Auch des weiteren operiert Stefan Herheim mit den Mitteln von Vorschau und Rückblende. Das, was an Andeutungen über Seelenzustände aus der Dichtung Alexander Puschkins übrigblieb und was die sequenzenselige Musik im Hinblick auf den Gefühlshaushalt ausplaudert, wird im Wechselspiel der höheren Tochter Tatjana – der massiv-solide singenden Krassimira Stoyanova – und Eugen O. – dem rollendeckend überzeugenden Bariton Bo Skovhus – bzw. deren beiden stummen Doppelgängern ausgespielt und breitgetreten. Überdeutlich auch immer wieder das Innehalten der Doubles, ihre Darstellung von so etwas wie „Seinsvergewisserung. Skovhus führt die musikalischen Konversationen nicht nur geschmeidig, sondern allenthalben auch viril markant: Höchst plausibel wird, warum sich die in ihre literarische Welt eingesponnene Tatjana Knall auf Fall in diesen „interessanten Fremden“ verliebt, dieser aber solch emphatischer Entschiedenheit ausweicht und es vorzieht, das Leben noch etwas variabel zu genießen, bevor er sich in fest Hände zu begeben gedenkt. Und nicht minder apart erscheint, daß Tatjana den überraschend aufgetauchten Mann ihrer Träume bereits in ihrem Bett liegen sieht – und die Zuschauer mit ihr.

Viel und prächtig wird gefeiert. Der russische Braunbär darf ein paar lustige Einlagen unter den mit Glühbirnen bestückten Hirschgeweihen vorführen. Ein großer leuchtender Stern geht über einer der Festszenen auf, wird von Wunderkerzen noch lichter illuminiert, dabei setzt herabstürzendes heißes Material Monsieur Triquets Perücke in Flammen (sah man diesen Gag nicht bereits vor nicht allzu langer Zeit in einer anderen Herheim-Inszenierung?). So, wie dieser Regisseur anläßlich seiner Bayreuther „Parsifal“-Produktion deutliche Bildverweise auf Verläufe deutscher Geschichte einfallen ließ, so sorgt er jetzt für Anspielungen auf Highlights der russischen: Mit der Aufforderung zum Duell stellen sich ein paar Rotarmisten mit vorgehaltenen Gewehren ein. Deren Offiziere sekundieren dem Ehrenhändel der beiden aus nichtigem Grund verfeindeten Freunde Onegin und Lenski dann auf wenig seriöse Weise.
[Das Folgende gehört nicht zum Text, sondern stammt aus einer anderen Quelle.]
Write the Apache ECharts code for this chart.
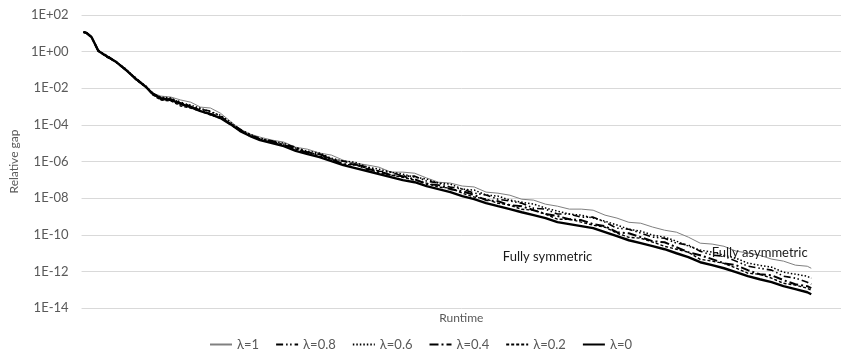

Schließlich gesellen sich noch Primaballerinen aus „Dornröschen“ und „Schwanensee“, hochdekorierte Helden des sozialistischen Sports und Kosmonauten in die Festtableaus, die immer wieder zu Gruppenfotos wie aus den heroischsten Zeiten des Bolschoi-Theaters gerinnen.

Die ganze heiter-ahistorische Pracht ist gewiß im Sinne des Arbeitsprogramms von Herheim ein neuerliches Plädoyer gegen eindimensionale Übertragung historischer Opern in Richtung Gegenwart; doch sie wirkt, als habe der Regisseur der Handlung und ihrer Musik nicht zugetraut, einen großen Abend herzugeben. Daher wohl die exzessiven und extrem teuren Zutaten. Die Musik, diese gewaltig kalorienreiche Nachspeise des 19. Jahrhunderts, wird vom Koninklijk Concertgebouworkest unter der Leitung von dessen Chefdirigenten Mariss Jansons mit aller Liebe zum Detail ausmusiziert – makellos und effektvoll. Wie die ganze Produktion kommt sie als betörend schöne Betäubung der Hohlheit des Werks des Wegs. So ist sie in gewisser Weise eine adäquate und an die heutige Amsterdamer Gesellschaft adressierte frohe Botschaft. Da fügt sich gut, daß der Held, dieser notorische Verlierer, der sich bei der Schießerei mit dem Literaten nur durch den Dusel des Angetrunkenen durchsetzt, noch nicht einmal den finalen Amoklauf und Suizid bewerkstelligen kann: die Waffe, die ihm Fürst Gremin in die Hand drückt, ist nicht geladen.